STUTTGART. Kelly Family – war da mal was? Stuttgart kenne sie von einem Straßenkonzert vor mehr als drei Jahrzehnten, erzählt Maite Kelly. Zur Mitte des Konzerts in der Porsche-Arena singt sie »Stars Fall From Heaven« von 1996, betont aber, dass sich ihre Stimme seitdem komplett verändert habe – hin zur »Soul Mama«. Mehr Bewältigung der Vergangenheit als langhaariges Teenie-Idol und Teil einer Hippie-Sippe ist nicht.

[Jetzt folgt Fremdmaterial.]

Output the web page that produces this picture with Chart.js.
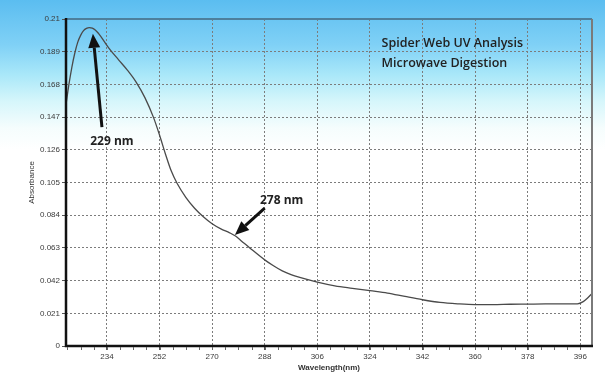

Seit über zehn Jahren ist Maite Kelly als Sängerin von Schlagern erfolgreich – und mit einer klaren Solobotschaft. Die artikuliert sie im Konzert so: »Ich wollte mich schon immer mal auf einem Klavier räkeln.« Männer hätten ihr abgeraten (Kurven, kurze Beine). Die Zeiten des »Dann halt nicht!« sind vorbei – dank einer kleinen Treppe. Und auch sonst ist das Programm ziemlich getrimmt auf »toughe Frau«: Leicht bekleidete Tänzer tanzen nach ihrer Pfeife. Zu Songs, die sich darum drehen, einfach zu machen, worauf Frau Lust hat (»Schluss und aus gibt's bei mir nicht / hab' das Leben ausgetrickst / War immer einen Schritt voraus«).
Verlustangst als Mutter
Power ist aber nur eine Facette der Maite Kelly. Verletzlichkeit eine andere. Sie redet sich auf der Bühne viel von der Seele – unter anderem die Verlustangst als Mutter, wenn die Töchter flügge werden. Die Achterbahn der Gefühle spiegelt sich auch in der Dramaturgie der Songauswahl: Auf Mitklatsch-Bass folgt die Ballade mit Streicherbegleitung. Ein Medley, das Schlagerhits von »Hello again« bis »griechischer Wein« zu einem neuen Song verschmilzt, hat Kelly genauso im Repertoire wie ein Cover von Prince' »Purple Rain«.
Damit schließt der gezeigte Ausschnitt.